« J’ai quinze ans, je m’appelle Fatemeh, mais je n’aime pas mon prénom. Dans notre quartier, tout le monde avait un surnom, le mien était ‘la nièce de la muette’. La muette était ma tante paternelle. Je vais être pendue bientôt […]
J’ai supplié le jeune gardien de la prison pour qu’il m’apporte un cahier et un stylo, il a eu pitié de moi et exaucé le dernier souhait d’une condamnée. Je ne sais par où commencer. »
Ce court roman, qui se lit d’une traite, se présente sous la forme d’un journal d’une condamnée. Ce témoignage est sans aucun doute une fiction mais nous pressentons bien que cette histoire-là, aussi romancée soit-elle, n’est que le reflet de ce que vivent certaines femmes au pays des mollahs de l’Iran d’aujourd’hui : racontars, cupidité, sottises, dénonciations, domination masculine, oppressions, condamnations arbitraires, exécutions capitales, voilà toute la panoplie malheureusement bien connue de l’autoritarisme et du totalitarisme.
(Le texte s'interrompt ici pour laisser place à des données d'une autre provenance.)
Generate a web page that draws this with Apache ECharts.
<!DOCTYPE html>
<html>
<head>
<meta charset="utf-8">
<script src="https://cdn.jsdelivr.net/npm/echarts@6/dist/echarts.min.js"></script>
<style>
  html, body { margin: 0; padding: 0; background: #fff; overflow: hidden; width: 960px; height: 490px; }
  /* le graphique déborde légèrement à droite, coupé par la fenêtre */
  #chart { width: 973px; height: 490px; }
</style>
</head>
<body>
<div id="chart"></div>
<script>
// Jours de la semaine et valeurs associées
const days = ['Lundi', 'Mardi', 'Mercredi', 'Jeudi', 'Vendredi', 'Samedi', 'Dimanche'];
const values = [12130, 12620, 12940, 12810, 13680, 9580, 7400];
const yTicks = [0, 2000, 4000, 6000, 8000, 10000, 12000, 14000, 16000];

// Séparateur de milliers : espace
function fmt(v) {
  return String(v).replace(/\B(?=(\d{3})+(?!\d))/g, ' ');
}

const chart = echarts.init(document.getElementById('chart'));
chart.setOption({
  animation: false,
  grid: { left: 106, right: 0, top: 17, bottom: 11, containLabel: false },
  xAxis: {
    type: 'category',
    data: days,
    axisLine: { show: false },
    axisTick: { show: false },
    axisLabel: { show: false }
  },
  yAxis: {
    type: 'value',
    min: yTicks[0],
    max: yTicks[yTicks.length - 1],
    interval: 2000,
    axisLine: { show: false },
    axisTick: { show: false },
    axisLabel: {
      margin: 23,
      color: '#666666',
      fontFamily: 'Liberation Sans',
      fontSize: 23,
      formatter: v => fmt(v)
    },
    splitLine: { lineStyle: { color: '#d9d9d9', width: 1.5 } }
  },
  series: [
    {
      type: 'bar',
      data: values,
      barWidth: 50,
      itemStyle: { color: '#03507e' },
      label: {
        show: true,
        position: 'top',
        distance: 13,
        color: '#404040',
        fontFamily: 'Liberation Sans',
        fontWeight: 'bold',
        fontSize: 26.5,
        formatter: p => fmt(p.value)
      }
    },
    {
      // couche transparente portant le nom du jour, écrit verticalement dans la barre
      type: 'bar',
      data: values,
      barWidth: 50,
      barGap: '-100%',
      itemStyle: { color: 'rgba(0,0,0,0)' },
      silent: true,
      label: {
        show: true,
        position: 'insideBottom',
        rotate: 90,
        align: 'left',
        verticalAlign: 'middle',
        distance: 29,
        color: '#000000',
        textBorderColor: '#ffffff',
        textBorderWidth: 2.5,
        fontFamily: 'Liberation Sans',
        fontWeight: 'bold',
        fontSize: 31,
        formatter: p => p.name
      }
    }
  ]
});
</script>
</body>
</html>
Sans fioriture aucune, avec les mots simples d’une jeune fille de 15 ans attendant son exécution par pendaison pour ne pas avoir accepté d’être soumise à la loi du plus fort, l’auteur va à l’essentiel et frappe juste là où il faut pour s’immiscer dans notre mémoire en y laissant des traces tenaces. Lorsque dignité et liberté conduisent à la mort acceptée, voilà le prix à payer par celles qui résistent.
Chahdortt Djavann est une jeune auteure iranienne installée en France après avoir fui la dictature de son pays instaurée par les mollahs de Khomeyni en 1993. Anthropologue de formation, elle ne pratique pas la langue de bois et n’hésite pas à se placer au cœur des problèmes politiques actuels, comme en témoignent les essais tels que À mon corps défendant, l’Occident ou encore Bas les voiles ! .
La muette m’a fait penser à La servante écarlate de Margaret Atwood, qui dénonce également le fondamentalisme par l’entremise d’un très bon roman d’anticipation.